Dakar is a humbling city; two million buzzing people going about their business, the very poor living alongside the incredibly wealthy.

Our biggest problem was actually getting local faces on film.

In the UK, people love being on camera. If I’m ever filming in Portsmouth, it takes about 11 seconds before a toothless gurner shimmies up to the lens and shouts: ‘Hello mum, it’s me’.

They don’t have a clue why we’re filming or for which channel, yet they’re convinced that their mum will be entertained by their cameo appearance.

In the past 10 years reality TV shows have made unfathomable fortunes from talentless chancers who just want to be on television.

Start the camera up and there is a queue of hopefuls who believe that mooching aimlessly in front of the lens will gift them a ticket to the promised land.

Senegal was worlds apart.

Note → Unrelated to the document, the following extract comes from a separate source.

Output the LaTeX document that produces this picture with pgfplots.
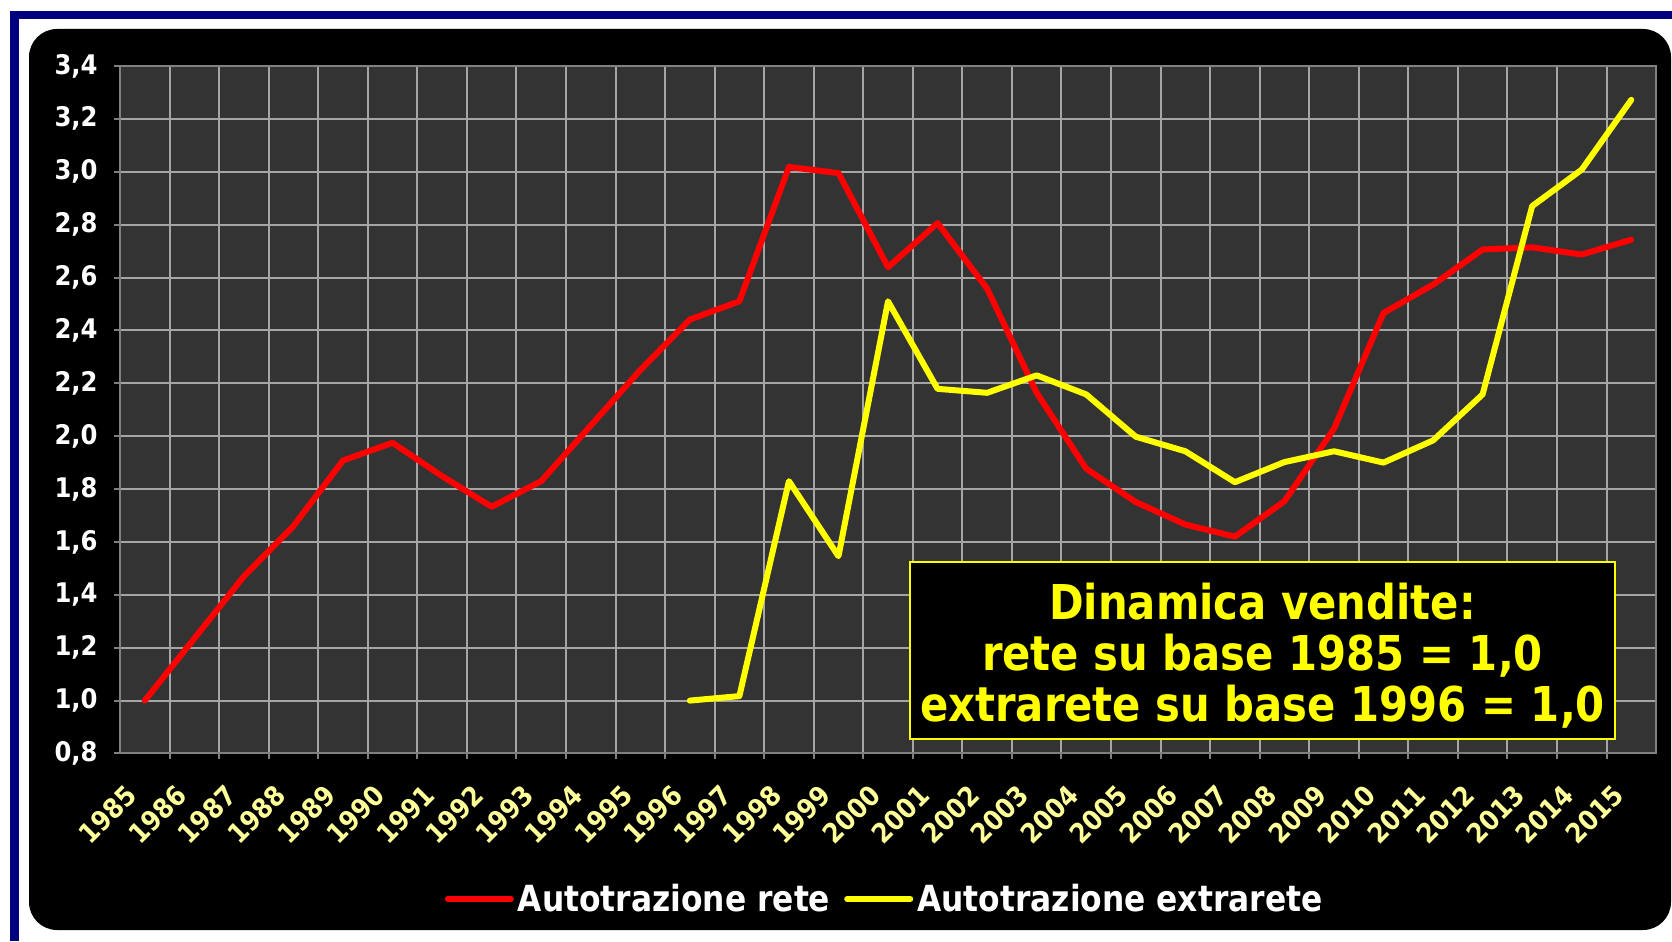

People genuinely believe that having their photo taken or being filmed actually removes part of their soul.

They see a camera and run…fast.

Our director had specifically asked for some nice atmosphere shots of the Senegalese going about their daily lives – market stalls, rush hour etc.

Trying our luck, on one occasion a group of men rushed us shouting and waving their fists.

Luckily our fixer persuaded them that we were actually filming the roaming wild goats.

By keeping our distance, we managed to find some middle ground and even captured a few shy smirks.

One particular character caught my eye. In a shady, bustling market, with temperatures hitting 35 and humidity intense enough to make one’s eyeballs sweat, a trader was tirelessly convincing me to buy a Lions of Taranga (Senegal’s national team) t-shirt for my son.

I thought the man was a charlatan – until I clocked the pristine Admiral Pompey 1997 shirt that he was wearing.